CNBC had a chance this month to check out the first product from a company that raised more than $2.3 billion from Alphabet's Google, Alibaba and J.P. Morgan. Magic Leap didn't initially provide much information on how its $2,295 Magic Leap One headset works, though.

Now, there's an answer.

First, some quick background: the Magic Leap One is a headset that's similar to Microsoft's HoloLens. It's a wearable computer that lets you place digital objects — like computer screens or animated animals — in the real world around you. It's the sort of technology that may one day replace computers and phones.

A site named iFixit, which tears down consumer electronics, recently opened up the Magic Leap to understand how it operates, and it did a nice job explaining how the headset works.

The lenses that you peer through are crafted out of six individual laminated layers.
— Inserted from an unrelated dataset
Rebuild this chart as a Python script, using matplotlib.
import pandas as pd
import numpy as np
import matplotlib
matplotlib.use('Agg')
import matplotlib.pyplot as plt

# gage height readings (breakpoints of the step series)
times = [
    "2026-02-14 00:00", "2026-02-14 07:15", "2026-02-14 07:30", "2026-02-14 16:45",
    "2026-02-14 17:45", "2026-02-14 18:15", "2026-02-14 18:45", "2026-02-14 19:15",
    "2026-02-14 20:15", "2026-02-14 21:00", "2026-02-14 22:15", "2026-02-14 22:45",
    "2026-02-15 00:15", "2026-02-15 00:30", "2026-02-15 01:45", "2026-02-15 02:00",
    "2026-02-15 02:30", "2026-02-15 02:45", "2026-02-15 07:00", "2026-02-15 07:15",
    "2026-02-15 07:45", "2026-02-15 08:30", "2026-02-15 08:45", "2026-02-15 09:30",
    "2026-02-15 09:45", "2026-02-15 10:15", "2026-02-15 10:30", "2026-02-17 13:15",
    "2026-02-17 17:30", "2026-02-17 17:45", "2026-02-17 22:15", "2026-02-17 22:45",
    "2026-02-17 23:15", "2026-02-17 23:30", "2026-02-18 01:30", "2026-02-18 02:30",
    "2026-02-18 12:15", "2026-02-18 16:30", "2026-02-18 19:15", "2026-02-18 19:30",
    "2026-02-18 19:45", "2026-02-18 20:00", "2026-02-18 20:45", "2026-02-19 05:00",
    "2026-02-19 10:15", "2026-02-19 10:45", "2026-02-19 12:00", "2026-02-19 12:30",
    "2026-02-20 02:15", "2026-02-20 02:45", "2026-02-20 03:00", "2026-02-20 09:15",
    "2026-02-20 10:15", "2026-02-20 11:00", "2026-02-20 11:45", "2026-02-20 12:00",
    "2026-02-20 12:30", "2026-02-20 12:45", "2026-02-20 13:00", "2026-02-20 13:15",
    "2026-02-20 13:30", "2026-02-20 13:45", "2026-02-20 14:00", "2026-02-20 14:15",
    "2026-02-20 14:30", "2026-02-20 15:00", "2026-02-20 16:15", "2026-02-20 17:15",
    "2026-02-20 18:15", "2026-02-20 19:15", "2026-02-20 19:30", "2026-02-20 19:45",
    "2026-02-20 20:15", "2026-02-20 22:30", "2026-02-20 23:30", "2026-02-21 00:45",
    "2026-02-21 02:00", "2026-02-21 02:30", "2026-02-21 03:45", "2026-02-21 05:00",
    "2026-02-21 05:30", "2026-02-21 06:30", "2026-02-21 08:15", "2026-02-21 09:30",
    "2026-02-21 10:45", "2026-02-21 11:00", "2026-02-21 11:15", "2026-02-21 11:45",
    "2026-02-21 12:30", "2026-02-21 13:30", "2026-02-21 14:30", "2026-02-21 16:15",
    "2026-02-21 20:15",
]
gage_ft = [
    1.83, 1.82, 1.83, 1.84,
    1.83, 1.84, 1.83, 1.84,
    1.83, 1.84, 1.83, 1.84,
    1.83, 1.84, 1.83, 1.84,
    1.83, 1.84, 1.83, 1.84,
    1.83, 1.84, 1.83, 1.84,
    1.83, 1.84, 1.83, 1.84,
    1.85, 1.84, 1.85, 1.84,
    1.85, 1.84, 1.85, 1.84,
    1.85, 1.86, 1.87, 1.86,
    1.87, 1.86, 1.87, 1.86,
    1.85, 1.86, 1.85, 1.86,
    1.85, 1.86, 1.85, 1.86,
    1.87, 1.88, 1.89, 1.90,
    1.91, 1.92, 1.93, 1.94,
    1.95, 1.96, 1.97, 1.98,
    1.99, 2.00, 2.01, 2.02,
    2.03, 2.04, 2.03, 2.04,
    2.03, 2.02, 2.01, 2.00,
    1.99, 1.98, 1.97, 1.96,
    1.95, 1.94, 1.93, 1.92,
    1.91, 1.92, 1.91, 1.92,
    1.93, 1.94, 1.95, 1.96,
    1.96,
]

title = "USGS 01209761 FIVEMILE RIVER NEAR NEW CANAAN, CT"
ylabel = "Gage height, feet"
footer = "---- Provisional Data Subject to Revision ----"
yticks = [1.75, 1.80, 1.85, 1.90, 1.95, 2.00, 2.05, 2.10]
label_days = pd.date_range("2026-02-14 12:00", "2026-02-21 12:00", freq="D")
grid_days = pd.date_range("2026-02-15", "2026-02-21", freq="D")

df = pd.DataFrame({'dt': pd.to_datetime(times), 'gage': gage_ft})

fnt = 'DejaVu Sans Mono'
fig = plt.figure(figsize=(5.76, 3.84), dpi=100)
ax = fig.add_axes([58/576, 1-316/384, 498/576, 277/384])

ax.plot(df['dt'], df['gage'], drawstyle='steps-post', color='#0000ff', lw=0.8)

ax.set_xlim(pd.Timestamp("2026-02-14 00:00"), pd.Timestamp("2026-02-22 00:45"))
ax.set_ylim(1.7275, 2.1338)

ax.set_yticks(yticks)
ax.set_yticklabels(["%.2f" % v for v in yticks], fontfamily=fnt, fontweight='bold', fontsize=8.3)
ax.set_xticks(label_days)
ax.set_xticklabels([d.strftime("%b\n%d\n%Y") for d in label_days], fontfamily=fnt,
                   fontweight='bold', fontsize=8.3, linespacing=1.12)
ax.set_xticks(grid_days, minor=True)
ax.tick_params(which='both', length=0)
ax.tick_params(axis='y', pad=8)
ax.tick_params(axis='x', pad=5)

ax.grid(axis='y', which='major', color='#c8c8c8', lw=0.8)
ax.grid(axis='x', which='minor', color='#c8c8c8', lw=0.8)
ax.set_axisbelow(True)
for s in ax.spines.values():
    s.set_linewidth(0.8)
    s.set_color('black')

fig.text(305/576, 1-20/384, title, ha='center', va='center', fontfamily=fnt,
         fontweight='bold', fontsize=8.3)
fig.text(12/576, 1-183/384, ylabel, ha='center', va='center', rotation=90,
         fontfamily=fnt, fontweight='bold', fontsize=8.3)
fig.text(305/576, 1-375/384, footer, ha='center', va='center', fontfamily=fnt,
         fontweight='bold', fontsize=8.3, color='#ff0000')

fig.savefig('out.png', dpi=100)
Here's more:

Waveguide display — essentially a transparent screen that's lighted invisibly from the side. The waveguide (what Magic Leap calls a "photonic lightfield chip") guides light — in this case, an image — across a thin layer of glass, magnifying it and angling it into your eye.

Focus planes — On a VR display, everything is in focus all the time. Reality is different — some things look crisp while others can look blurry, depending on where your eye is focused. Magic Leap mimics this effect by stacking multiple waveguides to create focus planes — slicing up the image into crisp and blurry areas.